Examinons donc la question du point de vue de ce conducteur.
Dans la mesure où ce conducteur peut choisir par lui-même de rouler à une
vitesse inférieure à 55mph, ce que l’interdiction de dépasser cette vitesse lui
apporte est la diminution du risque d’être victime d’un accident causé par des
voitures allant à plus de 55mph. Il est tout à fait possible d’estimer cette
diminution, par exemple pour un trajet de New-York à Washington (environ 350
km). Avec la limitation de vitesse à 55mph, le risque d’être tué passe de
0,0000006 à 0,0000004. Autrement dit, pour n’importe quel individu l’effet est
nul, à toutes fins utiles.
A chaque instant de notre vie ou presque nous
faisons délibérément des choix qui augmentent bien davantage notre risque de
mourir, pourquoi donc devrions-nous approuver cette limitation de vitesse qui
aura pour effet très concret de nous faire perdre un bien lui aussi très
précieux, le temps ? Vous pouvez, si vraiment cette diminution du risque
vous semble intéressante, choisir de rouler en-dessous de cette limite, et même
bien en-dessous, mais forcer tous les automobilistes à s’y conformer ? Il
parait n’y avoir aucune bonne raison pour cela.
Ainsi, faire de la poursuite du bonheur le critère
de jugement des politiques publiques nous amène à poser la question du
bien : pour qui telle politique est-elle un bien ? Car sûrement, un
bien n’est un bien que s’il est un bien pour quelqu’un quelque part. Si nous oublions cela – et, il faut bien le
dire, les concepteurs de politiques publiques ont fâcheusement tendance à
l’oublier – nous risquons fort de nous trouver dans la position de Socrate qui,
dans La République, après avoir
soigneusement construit sa « cité en paroles », se vit reprocher par
Adimante d’avoir totalement négligé le bonheur de ses habitants, de sorte que sa
cité était parfaitement ordonnée et chacun de ses citoyens parfaitement
malheureux.
Si nous en tenons compte, cela peut nous conduire
à réévaluer complètement certaines politiques jusqu’alors tenues pour
évidentes.
Le second effet est de nous amener à inverser les
termes de la question. Habituellement la question que posent les responsables
publics est : « comment résoudre tel problème ? », alors
que très souvent la question qu’il conviendrait de poser est :
« comment se fait-il que ce problème existe en premier lieu ? »

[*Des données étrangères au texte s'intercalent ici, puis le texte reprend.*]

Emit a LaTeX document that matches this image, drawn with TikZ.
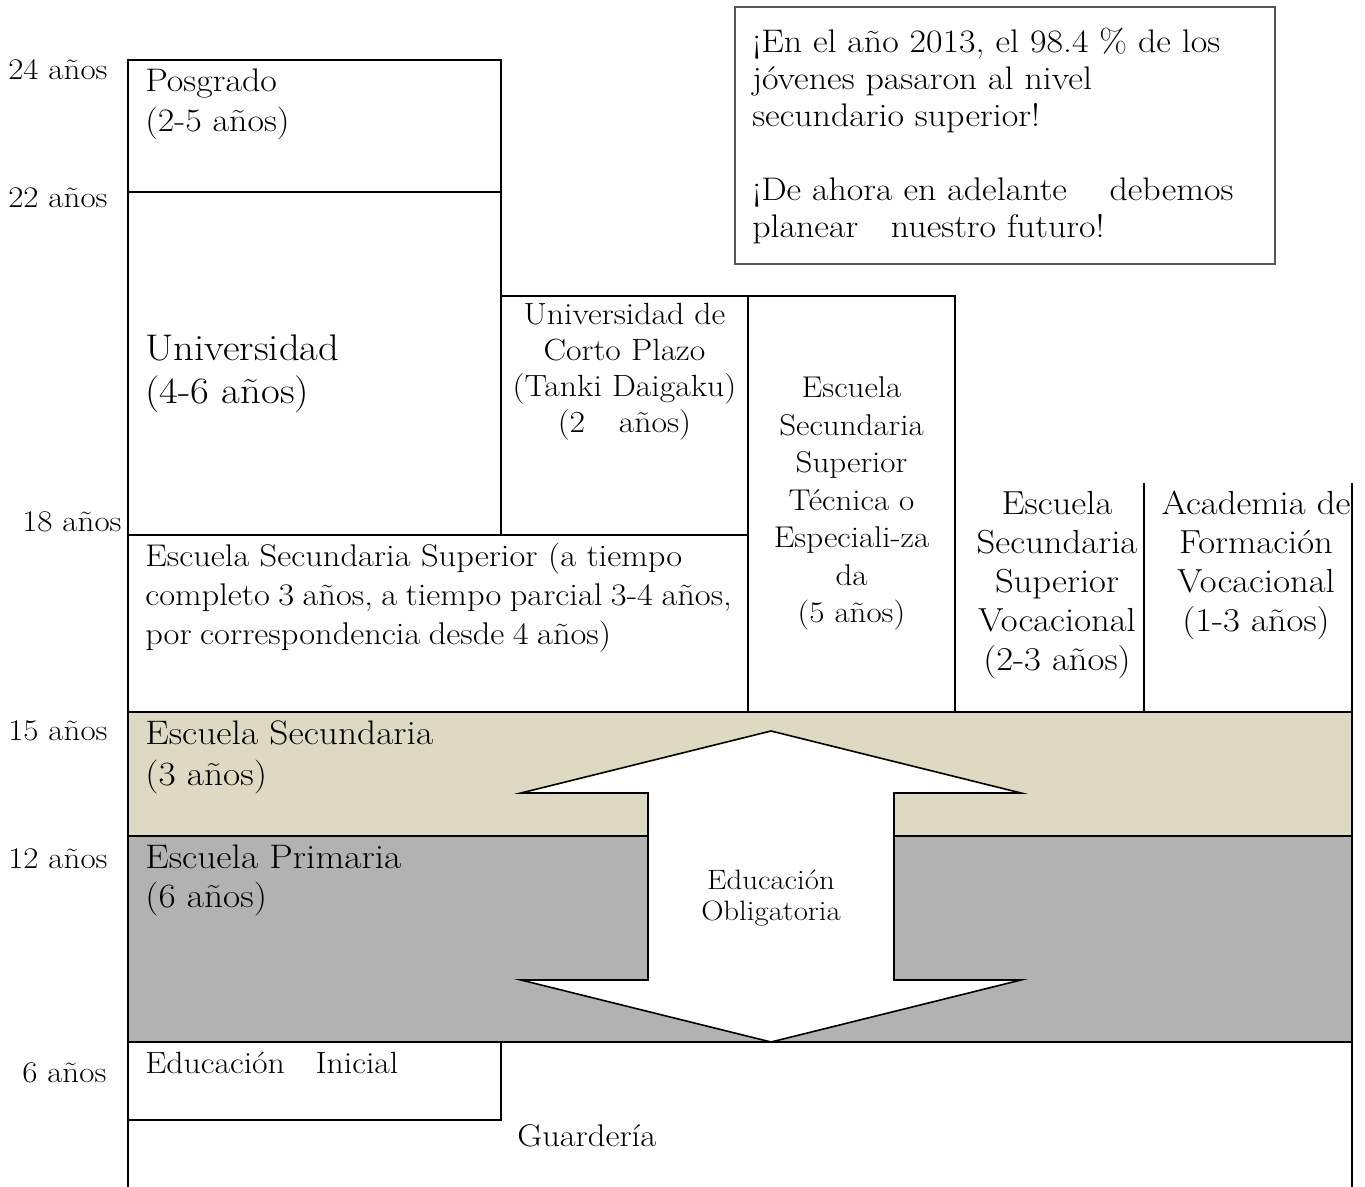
\documentclass[tikz,border=0pt]{standalone}
\usepackage{fontspec}
\setmainfont{Latin Modern Roman}[FakeStretch=1.1]
\definecolor{bandbeige}{HTML}{DDD9C3}
\definecolor{bandgray}{HTML}{B2B2B2}
\definecolor{noteedge}{HTML}{555555}
\newcommand{\fsz}[2]{\fontsize{#1pt}{#2pt}\selectfont}
\newcommand{\nsp}{\hspace{0.27em}}
\begin{document}
\begin{tikzpicture}[x=0.75pt,y=-0.75pt,
  frame/.style={draw=black,line width=1.5pt},
  agelbl/.style={inner sep=0pt,anchor=base west,font=\fsz{22.5}{26}},
  ltext/.style={inner sep=0pt,anchor=base west,align=left,text width=560pt},
  ctext/.style={inner sep=0pt,anchor=base,align=center,text width=#1},
  arrowshape/.style={fill=white,draw=black,line width=1.2pt,line join=miter},
  notebox/.style={draw=noteedge,line width=0.8pt}
]
\useasboundingbox (0,0) rectangle (1365,1187);

% coloured bands
\fill[bandbeige] (128,712) rectangle (1352,836);
\fill[bandgray] (128,836) rectangle (1352,1042);

% frames
\draw[frame] (128,1187) -- (128,60) -- (501,60) -- (501,535);
\draw[frame] (128,192) -- (501,192);
\draw[frame] (501,296) -- (955,296) -- (955,712);
\draw[frame] (748,296) -- (748,712);
\draw[frame] (128,535) -- (748,535);
\draw[frame] (1144,483) -- (1144,712);
\draw[frame] (1352,483) -- (1352,1187);
\draw[frame] (128,712) -- (1352,712);
\draw[frame] (128,836) -- (1352,836);
\draw[frame] (128,1042) -- (1352,1042);
\draw[frame] (501,1042) -- (501,1120) -- (128,1120);

% note box
\draw[notebox] (735,7) rectangle (1275,264);

% double arrow
\draw[arrowshape] (771,731) -- (1021,793) -- (894,793) -- (894,980) -- (1021,980)
  -- (771,1042) -- (521,980) -- (648,980) -- (648,793) -- (521,793) -- cycle;

% age labels
\node[agelbl] (a24) at (8,80) {24 años};
\node[agelbl] (a22) at (8,208) {22 años};
\node[agelbl] (a18) at (22,532) {18 años};
\node[agelbl] (a15) at (8,740) {15 años};
\node[agelbl] (a12) at (8,868) {12 años};
\node[agelbl] (a6) at (22,1082) {6 años};

% box texts
\node[ltext,font=\fsz{24.5}{30}] (posg) at (145,92) {Posgrado\\(2-5 años)};
\node[ltext,font=\fsz{27.8}{32.25}] (univ) at (145,361) {Universidad\\(4-6 años)};
\node[ctext=200pt,font=\fsz{23}{27}] (corto) at (624.5,325)
  {Universidad de\\Corto Plazo\\(Tanki Daigaku)\\(2\hspace{1.1em}años)};
\node[ctext=200pt,font=\fsz{22.5}{28.1}] (tecn) at (851.5,398)
  {Escuela\\Secundaria\\Superior\\Técnica o\\Especiali-za\\da\\(5 años)};
\node[ctext=200pt,font=\fsz{25}{29.25}] (voc) at (1057,515)
  {Escuela\\Secundaria\\Superior\\Vocacional\\(2-3 años)};
\node[ctext=200pt,font=\fsz{25}{29.25}] (acad) at (1256,515)
  {Academia de\\Formación\\Vocacional\\(1-3 años)};
\node[ltext,font=\fsz{23.5}{29.25}] (ess) at (145,567)
  {Escuela Secundaria Superior (a tiempo\\completo\nsp 3\nsp años,\nsp a\nsp tiempo\nsp parcial\nsp 3-4\nsp años,\\por\nsp correspondencia\nsp desde\nsp 4\nsp años)};
\node[ltext,font=\fsz{25.5}{31.5}] (secu) at (145,744) {Escuela Secundaria\\(3 años)};
\node[ltext,font=\fsz{25.5}{29.25}] (prim) at (145,868) {Escuela Primaria\\(6 años)};
\node[ltext,font=\fsz{23}{27}] (inic) at (145,1073) {Educación\quad Inicial};
\node[ltext,font=\fsz{23.5}{27}] (guard) at (517,1146) {Guardería};
\node[ctext=200pt,font=\fsz{21}{23.25}] (oblig) at (771,889) {Educación\\Obligatoria};
\node[ltext,font=\fsz{24.5}{27.75}] (note) at (752,53)
  {¡En el año 2013, el 98.4 \% de los\\jóvenes pasaron al nivel\\secundario superior!\\[27.75pt]¡De ahora en adelante\hspace{1.3em}debemos\\planear\hspace{1em}nuestro futuro!};
\end{tikzpicture}
\end{document}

Si en effet nous accordons que tout homme
normalement constitué a suffisamment de raison pour se diriger par lui-même au
quotidien – c’est-à-dire si nous accordons l’un des principes fondamentaux de
la démocratie -, que d’autre part tout homme normalement constitué recherche le
bonheur, et si nous combinons cela avec ce que nous savons sur les conditions
de la poursuite du bonheur, l’existence de nombre de problèmes sociaux devient
effectivement passablement étrange. Si, par exemple, nous constatons que la
nation souffre d’un manque de logements bon marché, la question qui devrait
nous venir immédiatement à l’esprit n’est pas : « quelle politique
publique adopter pour résoudre ce problème ? » mais :
« comment se fait-il qu’un système économique qui parvient parfaitement à
fournir en abondance de la nourriture bon marché mais convenable, ainsi que
tous les produits de base de l’existence, ne parvienne pas à fournir en
abondance des logements bon marché mais convenables ? »

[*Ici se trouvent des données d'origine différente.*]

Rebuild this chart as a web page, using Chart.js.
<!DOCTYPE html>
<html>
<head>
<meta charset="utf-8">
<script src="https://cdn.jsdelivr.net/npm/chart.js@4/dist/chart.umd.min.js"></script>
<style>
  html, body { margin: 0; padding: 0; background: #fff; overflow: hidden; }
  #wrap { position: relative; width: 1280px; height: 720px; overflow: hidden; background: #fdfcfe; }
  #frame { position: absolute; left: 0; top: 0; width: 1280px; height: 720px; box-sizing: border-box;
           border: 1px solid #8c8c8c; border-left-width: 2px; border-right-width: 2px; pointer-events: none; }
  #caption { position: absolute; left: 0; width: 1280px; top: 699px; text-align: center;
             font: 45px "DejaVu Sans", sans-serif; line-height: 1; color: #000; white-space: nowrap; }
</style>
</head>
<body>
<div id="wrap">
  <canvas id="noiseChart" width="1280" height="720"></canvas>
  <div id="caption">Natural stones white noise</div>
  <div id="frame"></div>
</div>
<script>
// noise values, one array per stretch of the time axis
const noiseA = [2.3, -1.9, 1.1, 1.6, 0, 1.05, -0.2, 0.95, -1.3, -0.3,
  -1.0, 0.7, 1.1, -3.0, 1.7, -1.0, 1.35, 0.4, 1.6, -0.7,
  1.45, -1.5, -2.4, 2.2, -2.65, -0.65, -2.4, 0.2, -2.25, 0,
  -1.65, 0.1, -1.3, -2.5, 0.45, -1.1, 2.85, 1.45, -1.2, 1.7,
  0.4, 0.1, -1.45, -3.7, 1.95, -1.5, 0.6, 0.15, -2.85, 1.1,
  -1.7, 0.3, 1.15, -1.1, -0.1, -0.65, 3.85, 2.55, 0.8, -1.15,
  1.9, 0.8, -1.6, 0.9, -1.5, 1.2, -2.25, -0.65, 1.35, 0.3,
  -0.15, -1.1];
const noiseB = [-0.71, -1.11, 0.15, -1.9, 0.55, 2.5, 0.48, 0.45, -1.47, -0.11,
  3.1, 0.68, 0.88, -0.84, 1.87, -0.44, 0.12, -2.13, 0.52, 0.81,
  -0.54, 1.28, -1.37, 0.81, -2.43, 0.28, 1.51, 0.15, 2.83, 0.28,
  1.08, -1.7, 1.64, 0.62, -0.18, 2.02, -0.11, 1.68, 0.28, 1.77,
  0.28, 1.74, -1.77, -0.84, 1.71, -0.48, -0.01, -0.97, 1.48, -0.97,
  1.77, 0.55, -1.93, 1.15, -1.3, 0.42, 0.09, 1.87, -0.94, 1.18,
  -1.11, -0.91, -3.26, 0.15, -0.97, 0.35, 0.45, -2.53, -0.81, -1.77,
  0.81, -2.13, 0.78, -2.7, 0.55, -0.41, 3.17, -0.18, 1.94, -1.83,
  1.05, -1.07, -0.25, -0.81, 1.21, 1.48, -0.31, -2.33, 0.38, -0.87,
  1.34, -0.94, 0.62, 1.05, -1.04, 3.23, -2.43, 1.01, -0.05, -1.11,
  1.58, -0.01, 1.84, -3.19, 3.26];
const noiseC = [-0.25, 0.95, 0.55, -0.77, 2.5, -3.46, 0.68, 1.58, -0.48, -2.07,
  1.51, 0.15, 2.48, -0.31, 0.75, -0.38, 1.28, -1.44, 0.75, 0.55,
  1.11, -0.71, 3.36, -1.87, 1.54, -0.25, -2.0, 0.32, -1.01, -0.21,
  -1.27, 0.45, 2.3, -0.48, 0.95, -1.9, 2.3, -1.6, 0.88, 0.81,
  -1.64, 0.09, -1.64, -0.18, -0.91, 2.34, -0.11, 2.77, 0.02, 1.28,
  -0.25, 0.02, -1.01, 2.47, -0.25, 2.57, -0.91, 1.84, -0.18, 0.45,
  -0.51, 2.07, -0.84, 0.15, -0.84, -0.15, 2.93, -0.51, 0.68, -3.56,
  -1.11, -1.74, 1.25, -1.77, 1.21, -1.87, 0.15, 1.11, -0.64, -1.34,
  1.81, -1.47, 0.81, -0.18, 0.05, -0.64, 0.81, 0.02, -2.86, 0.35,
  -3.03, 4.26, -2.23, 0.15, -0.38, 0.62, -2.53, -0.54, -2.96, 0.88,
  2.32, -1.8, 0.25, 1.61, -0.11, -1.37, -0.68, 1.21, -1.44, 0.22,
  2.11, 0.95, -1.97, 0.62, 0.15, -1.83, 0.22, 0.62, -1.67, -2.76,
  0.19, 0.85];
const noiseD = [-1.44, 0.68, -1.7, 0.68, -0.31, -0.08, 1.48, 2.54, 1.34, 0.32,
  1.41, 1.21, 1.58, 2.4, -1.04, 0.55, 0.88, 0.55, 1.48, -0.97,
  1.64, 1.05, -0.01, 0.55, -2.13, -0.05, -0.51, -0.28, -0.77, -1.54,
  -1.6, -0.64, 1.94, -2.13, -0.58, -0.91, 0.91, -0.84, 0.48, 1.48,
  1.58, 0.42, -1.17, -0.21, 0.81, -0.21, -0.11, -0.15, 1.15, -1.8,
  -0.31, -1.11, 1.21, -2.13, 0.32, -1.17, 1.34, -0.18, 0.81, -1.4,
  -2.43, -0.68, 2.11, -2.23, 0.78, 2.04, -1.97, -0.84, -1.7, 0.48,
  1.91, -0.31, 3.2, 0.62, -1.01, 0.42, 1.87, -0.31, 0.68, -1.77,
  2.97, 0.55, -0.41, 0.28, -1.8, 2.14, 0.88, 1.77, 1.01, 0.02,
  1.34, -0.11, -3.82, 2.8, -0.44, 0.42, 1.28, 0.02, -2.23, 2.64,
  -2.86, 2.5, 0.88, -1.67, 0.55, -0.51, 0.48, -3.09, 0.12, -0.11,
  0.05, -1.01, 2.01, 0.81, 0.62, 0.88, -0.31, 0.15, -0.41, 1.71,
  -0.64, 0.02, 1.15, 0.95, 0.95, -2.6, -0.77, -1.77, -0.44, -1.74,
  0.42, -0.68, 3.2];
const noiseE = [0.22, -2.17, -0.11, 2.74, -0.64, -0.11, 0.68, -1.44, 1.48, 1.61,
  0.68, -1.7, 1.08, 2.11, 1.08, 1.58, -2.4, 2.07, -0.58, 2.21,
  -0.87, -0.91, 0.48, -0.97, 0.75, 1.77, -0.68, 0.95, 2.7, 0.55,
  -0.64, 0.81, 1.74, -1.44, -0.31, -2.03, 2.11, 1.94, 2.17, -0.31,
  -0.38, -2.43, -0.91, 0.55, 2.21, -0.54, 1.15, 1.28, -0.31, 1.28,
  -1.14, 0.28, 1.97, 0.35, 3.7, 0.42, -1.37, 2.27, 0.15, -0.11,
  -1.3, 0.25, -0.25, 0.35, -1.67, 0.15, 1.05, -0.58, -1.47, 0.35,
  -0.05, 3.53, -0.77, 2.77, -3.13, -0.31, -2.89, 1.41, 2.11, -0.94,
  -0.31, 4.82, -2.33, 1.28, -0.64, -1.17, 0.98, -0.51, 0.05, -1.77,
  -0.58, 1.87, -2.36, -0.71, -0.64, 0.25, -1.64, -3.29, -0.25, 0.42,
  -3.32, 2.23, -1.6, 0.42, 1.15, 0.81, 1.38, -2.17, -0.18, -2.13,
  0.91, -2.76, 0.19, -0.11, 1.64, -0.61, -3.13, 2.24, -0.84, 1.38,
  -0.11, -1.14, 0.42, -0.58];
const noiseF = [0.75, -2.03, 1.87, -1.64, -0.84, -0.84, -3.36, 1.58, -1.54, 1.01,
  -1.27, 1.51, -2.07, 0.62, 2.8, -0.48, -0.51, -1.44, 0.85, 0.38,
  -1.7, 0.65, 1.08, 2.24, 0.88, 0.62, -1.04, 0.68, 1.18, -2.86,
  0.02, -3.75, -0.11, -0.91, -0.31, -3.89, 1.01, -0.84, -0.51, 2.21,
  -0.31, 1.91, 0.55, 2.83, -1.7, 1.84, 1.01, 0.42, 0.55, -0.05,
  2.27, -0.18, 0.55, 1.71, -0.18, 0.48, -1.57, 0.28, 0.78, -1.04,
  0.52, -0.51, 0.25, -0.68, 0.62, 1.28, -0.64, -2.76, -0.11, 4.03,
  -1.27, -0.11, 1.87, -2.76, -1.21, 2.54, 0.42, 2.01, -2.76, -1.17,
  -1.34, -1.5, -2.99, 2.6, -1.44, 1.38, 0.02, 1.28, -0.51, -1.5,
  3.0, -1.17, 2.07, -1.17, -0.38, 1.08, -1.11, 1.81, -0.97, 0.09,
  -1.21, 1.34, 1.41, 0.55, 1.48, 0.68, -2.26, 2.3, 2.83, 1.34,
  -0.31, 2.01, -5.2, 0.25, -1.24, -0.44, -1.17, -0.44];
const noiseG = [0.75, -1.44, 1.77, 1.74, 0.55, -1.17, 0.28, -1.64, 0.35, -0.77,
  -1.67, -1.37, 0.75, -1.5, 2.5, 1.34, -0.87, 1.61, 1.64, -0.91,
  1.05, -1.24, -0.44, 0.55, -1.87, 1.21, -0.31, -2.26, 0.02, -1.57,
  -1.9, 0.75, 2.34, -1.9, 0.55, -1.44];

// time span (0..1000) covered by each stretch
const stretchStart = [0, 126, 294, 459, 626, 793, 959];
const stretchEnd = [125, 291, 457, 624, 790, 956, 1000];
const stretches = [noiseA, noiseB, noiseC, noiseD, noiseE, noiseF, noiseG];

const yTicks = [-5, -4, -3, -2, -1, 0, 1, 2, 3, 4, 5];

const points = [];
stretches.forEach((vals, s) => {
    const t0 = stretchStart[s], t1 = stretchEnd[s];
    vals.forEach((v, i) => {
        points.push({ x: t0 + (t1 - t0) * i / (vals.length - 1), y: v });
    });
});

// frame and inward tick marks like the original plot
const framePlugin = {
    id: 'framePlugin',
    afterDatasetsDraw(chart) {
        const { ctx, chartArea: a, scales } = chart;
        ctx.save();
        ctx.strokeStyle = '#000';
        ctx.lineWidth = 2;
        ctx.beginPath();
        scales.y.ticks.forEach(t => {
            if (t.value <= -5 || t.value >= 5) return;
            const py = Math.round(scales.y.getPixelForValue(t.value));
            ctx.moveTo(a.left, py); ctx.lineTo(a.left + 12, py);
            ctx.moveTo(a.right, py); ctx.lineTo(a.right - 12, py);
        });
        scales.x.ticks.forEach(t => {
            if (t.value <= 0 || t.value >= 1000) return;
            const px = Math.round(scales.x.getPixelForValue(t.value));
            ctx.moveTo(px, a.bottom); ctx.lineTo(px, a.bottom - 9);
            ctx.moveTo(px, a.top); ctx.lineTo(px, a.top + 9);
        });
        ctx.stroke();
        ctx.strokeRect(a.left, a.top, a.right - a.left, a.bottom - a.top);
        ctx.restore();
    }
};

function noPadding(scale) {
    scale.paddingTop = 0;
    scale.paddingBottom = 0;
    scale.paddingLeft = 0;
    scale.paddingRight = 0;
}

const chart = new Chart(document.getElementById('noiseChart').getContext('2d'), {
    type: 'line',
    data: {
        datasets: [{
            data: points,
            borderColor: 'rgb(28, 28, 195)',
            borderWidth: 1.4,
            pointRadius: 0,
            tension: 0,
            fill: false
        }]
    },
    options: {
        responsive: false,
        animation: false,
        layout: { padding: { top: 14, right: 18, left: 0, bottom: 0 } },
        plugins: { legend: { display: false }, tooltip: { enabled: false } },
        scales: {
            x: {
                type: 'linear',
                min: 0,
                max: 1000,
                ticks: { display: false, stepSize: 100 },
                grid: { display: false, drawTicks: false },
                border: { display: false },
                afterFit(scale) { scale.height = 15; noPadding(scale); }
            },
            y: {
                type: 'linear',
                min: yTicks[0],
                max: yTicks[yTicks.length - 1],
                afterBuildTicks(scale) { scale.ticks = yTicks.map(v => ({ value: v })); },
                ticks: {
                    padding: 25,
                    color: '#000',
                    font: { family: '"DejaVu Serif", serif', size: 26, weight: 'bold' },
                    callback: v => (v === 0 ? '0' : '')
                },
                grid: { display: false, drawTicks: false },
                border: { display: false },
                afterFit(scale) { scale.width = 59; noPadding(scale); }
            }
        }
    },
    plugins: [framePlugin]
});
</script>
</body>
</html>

Si nous constatons l’augmentation exponentielle du
nombre de foyers monoparentaux, la question qui devrait nous venir à l’esprit
est : « qu’est-ce donc qui empêche le désir si naturel de former une
famille de se réaliser ? », et pas : « quel programme public
inventer pour dissuader les adolescentes d’avoir des enfants ? », et
ainsi de suite.
L’attitude vis-à-vis des problèmes sociaux ne
devrait pas être celle de l’ingénieur, qui cherche à inventer des dispositifs
et des mécanismes nouveaux pour donner à des matériaux bruts la forme qui nous
convient, mais plutôt celle du médecin qui cherche à rétablir l’équilibre
naturel perturbé d’un tout organique. Et, bien que Charles Murray ne le dise
pas aussi explicitement, il ressort clairement de ce qu’il écrit que, le plus
souvent, ce sont les pouvoirs publics eux-mêmes qui sont à l’origine de cette
perturbation de l’équilibre social naturel, ce sont eux qui, par leurs
interventions intempestives, interfèrent avec l’homéostasie du corps social.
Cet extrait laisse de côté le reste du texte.